What is expected: Keep to the lines from the line containing "Reproduce this chart with seaborn" through the line containing "saturation=1, ax=ax, label=series_name, zorder=3)": copy them exactly and leave every picture out.

Data records:
————
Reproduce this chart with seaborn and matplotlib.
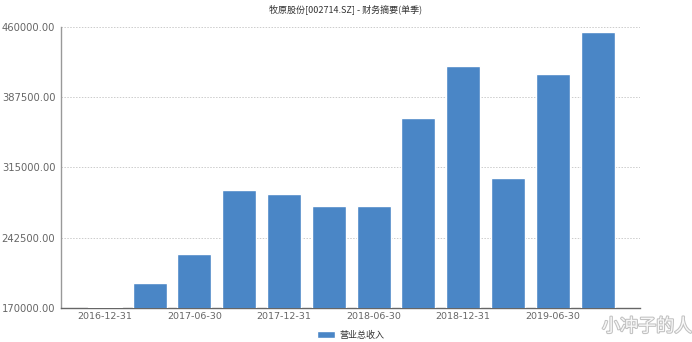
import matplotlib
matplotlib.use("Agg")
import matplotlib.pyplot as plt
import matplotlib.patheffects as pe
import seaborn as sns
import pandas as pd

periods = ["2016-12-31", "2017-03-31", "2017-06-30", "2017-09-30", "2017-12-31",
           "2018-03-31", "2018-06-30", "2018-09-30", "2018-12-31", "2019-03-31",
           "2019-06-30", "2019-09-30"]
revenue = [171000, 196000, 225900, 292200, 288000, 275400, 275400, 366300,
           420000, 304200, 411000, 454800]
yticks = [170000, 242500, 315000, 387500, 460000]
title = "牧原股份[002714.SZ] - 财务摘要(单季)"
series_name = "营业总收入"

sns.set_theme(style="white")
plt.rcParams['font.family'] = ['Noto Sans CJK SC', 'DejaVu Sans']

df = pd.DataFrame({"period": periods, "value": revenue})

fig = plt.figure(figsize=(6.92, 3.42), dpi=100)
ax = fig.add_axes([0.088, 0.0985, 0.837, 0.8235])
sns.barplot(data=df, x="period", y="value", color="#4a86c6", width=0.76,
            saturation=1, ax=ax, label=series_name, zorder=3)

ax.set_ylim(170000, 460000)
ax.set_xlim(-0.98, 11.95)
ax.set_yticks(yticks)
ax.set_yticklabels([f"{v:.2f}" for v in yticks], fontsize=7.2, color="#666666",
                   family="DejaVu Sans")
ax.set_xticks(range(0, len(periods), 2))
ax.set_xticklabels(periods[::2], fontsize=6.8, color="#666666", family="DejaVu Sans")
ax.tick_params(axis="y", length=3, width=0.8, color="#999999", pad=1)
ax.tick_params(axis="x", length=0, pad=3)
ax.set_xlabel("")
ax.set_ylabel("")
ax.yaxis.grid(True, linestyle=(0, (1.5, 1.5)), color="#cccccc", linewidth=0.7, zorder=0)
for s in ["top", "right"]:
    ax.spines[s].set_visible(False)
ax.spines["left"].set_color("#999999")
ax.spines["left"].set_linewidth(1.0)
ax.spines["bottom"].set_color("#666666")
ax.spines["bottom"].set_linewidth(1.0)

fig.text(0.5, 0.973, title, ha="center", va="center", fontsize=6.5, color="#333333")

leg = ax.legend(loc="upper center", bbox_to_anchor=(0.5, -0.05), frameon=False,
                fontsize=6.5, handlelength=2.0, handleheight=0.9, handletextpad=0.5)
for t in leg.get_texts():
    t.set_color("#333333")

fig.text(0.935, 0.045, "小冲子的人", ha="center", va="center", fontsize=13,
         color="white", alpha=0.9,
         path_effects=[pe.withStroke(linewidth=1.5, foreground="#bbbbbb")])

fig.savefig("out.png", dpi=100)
————
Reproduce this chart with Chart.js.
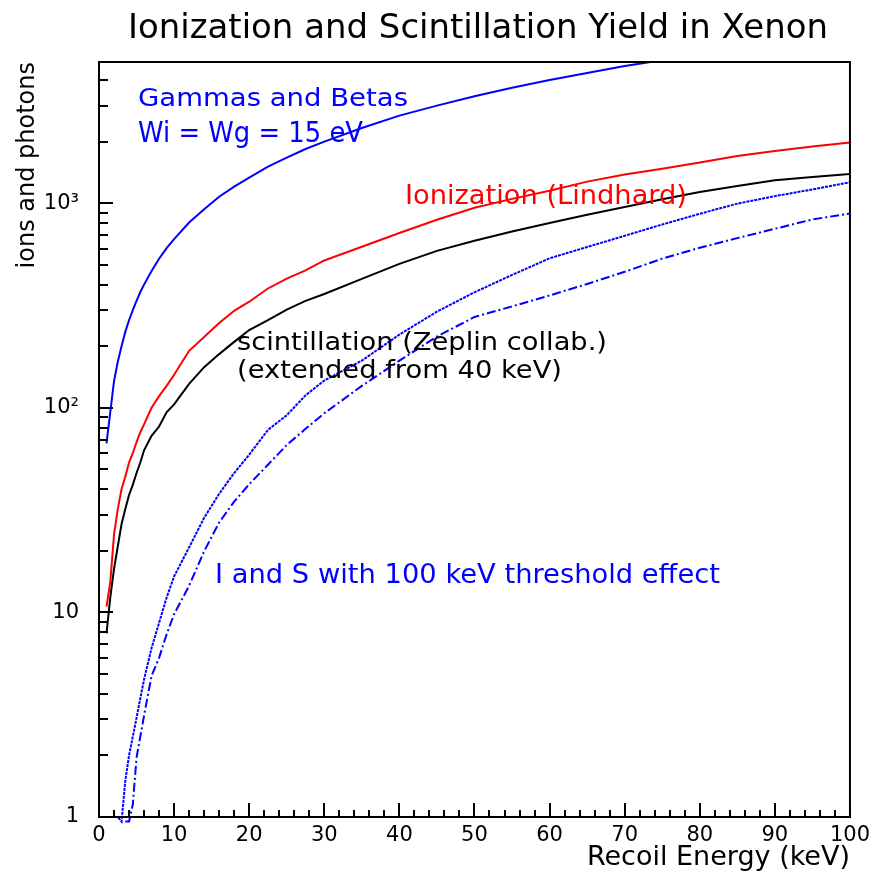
————
Full output:
Reproduce this chart with seaborn and matplotlib.
import matplotlib
matplotlib.use("Agg")
import matplotlib.pyplot as plt
import matplotlib.patheffects as pe
import seaborn as sns
import pandas as pd

periods = ["2016-12-31", "2017-03-31", "2017-06-30", "2017-09-30", "2017-12-31",
           "2018-03-31", "2018-06-30", "2018-09-30", "2018-12-31", "2019-03-31",
           "2019-06-30", "2019-09-30"]
revenue = [171000, 196000, 225900, 292200, 288000, 275400, 275400, 366300,
           420000, 304200, 411000, 454800]
yticks = [170000, 242500, 315000, 387500, 460000]
title = "牧原股份[002714.SZ] - 财务摘要(单季)"
series_name = "营业总收入"

sns.set_theme(style="white")
plt.rcParams['font.family'] = ['Noto Sans CJK SC', 'DejaVu Sans']

df = pd.DataFrame({"period": periods, "value": revenue})

fig = plt.figure(figsize=(6.92, 3.42), dpi=100)
ax = fig.add_axes([0.088, 0.0985, 0.837, 0.8235])
sns.barplot(data=df, x="period", y="value", color="#4a86c6", width=0.76,
            saturation=1, ax=ax, label=series_name, zorder=3)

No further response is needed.